In the 1890s the transcontinental railroad was completed, and the U.S. no longer needed the thousands of Chinese workers who had helped build it. They had gone from providing a valuable service in the westward expansion to competing with “native sons” for jobs and depressing the wages. The climate in the U.S., never friendly to the Chinese, was becoming downright hostile.Crimes against Chinese people were not prosecuted. The Chinese Exclusion Act, signed into law by President Chester Arthur on May 6, 1882, and other laws like it, were promulgated, prohibiting Chinese immigrants from becoming citizens or owning land. It also blocked further immigration. Although widespread dislike for the Chinese persisted well after the Exclusion Act was enacted, some capitalists and entrepreneurs resisted their exclusion because the Chinese accepted lower wages.

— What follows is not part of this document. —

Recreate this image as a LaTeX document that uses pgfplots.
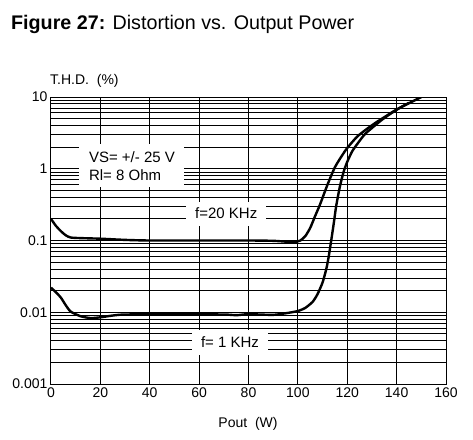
\documentclass[border=0pt]{standalone}
\usepackage{pgfplots}
\pgfplotsset{compat=1.18}
\usepackage{fontspec}
\setmainfont{Liberation Sans}
\begin{document}
\begin{tikzpicture}
\path[use as bounding box] (-51pt,-55pt) rectangle (422pt,384pt);
\begin{axis}[
  at={(0,0)}, anchor=south west,
  scale only axis, width=395pt, height=287pt,
  xmin=0, xmax=160, ymode=log, ymin=0.001, ymax=10,
  xtick={0,20,...,160},
  ytick={0.001,0.01,0.1,1,10},
  yticklabels={0.001,0.01,0.1,1,10},
  minor ytick={0.002,0.003,0.004,0.005,0.006,0.007,0.008,0.009,
               0.02,0.03,0.04,0.05,0.06,0.07,0.08,0.09,
               0.2,0.3,0.4,0.5,0.6,0.7,0.8,0.9,
               2,3,4,5,6,7,8,9},
  xmajorgrids, ymajorgrids, yminorgrids,
  grid style={black, line width=1pt},
  minor grid style={black, line width=1pt},
  major tick length=0pt, minor tick length=0pt,
  axis line style={black, line width=1pt},
  tick label style={font=\fontsize{14}{16}\selectfont},
  /pgf/number format/assume math mode=true,
  clip=true,
]
\addplot[black, line width=2.4pt, smooth, tension=0.4] coordinates {
(0,0.2)(2,0.16)(4,0.135)(6,0.118)(8,0.11)(12,0.108)(20,0.106)(30,0.102)
(40,0.1)(60,0.1)(80,0.1)(90,0.099)(96,0.096)(99,0.096)(101,0.1)(103,0.115)
(105,0.15)(107,0.22)(109,0.32)(112,0.6)(115,1.05)(118,1.55)(120,1.95)
(124,2.8)(128,3.6)(132,4.5)(136,5.5)(140,6.7)(145,8.2)(150,10)
};
\addplot[black, line width=2.4pt, smooth, tension=0.4] coordinates {
(0,0.022)(2,0.019)(4,0.016)(6,0.0125)(8,0.0102)(12,0.0088)(16,0.0083)(20,0.0085)
(25,0.009)(30,0.0093)(50,0.0094)(70,0.0093)(75,0.0091)(80,0.0094)(90,0.0092)
(96,0.0098)(100,0.0104)(103,0.0115)(106,0.014)(108,0.018)(110,0.026)(111.5,0.04)
(112.5,0.06)(113.5,0.1)(114.5,0.17)(115.5,0.3)(117,0.56)(118.5,0.9)(120,1.25)
(122,1.75)(124,2.2)(127,3.0)(130,3.7)(134,4.8)(138,6.0)(142,7.3)(145,8.3)
};
\node[fill=white, inner sep=0pt, minimum width=105pt, minimum height=43pt, align=left,
      font=\fontsize{15}{18}\selectfont] at (axis cs:32.8,1.1) {VS= +/- 25 V\\Rl= 8 Ohm};
\node[fill=white, inner sep=0pt, minimum width=80pt, minimum height=24pt,
      font=\fontsize{15}{18}\selectfont] at (axis cs:71,0.237) {f=20 KHz};
\node[fill=white, inner sep=0pt, minimum width=76pt, minimum height=25pt,
      font=\fontsize{15}{18}\selectfont] at (axis cs:72.5,0.00383) {f= 1 KHz};
\end{axis}
\node[anchor=base west, inner sep=0pt, font=\fontsize{19.7}{22}\selectfont] at (-40pt,354pt) {\textbf{Figure 27:} Distortion vs. Output Power};
\node[anchor=base west, inner sep=0pt, font=\fontsize{14}{16}\selectfont] at (-1pt,299pt) {T.H.D.\ \ (\%)};
\node[anchor=base, inner sep=0pt, font=\fontsize{14}{16}\selectfont] at (197pt,-43pt) {Pout\ \ (W)};
\end{tikzpicture}
\end{document}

Many Chinese settled in Pendleton and found manual labor around town. One Chinaman was Hop Sing, who opened a laundry and bathhouse down in the basement of a building. Hop Sing ran an advertisement in the Pendleton Tribune dated Aug. 21, 1885. The ad read in part, “Hop Sing Laundry #17 Garden St., Oregon. Clothes washed & ironed, cheaper than cheapest. Satisfaction guaranteed.” He picked up laundry from Pendleton customers with a yoke, wrote on rice paper, used lye soap to clean the laundry, and wrapped the clean laundry in paper and twine to deliver back to his customers. Because Pendleton has a high water table, he had a fresh water well. He offered baths to cowboys and sheep herders, many in extreme need of a bath. The first bath was 10 cents, and each succeeding bath was 1 cent less, still using the original water. Hop Sing ran this business successfully for almost 40 years.
Hop Sing is part of the Pendleton Underground Comes Alive Tour, and has been portrayed by City Council member Myron Huie for the last 13 years.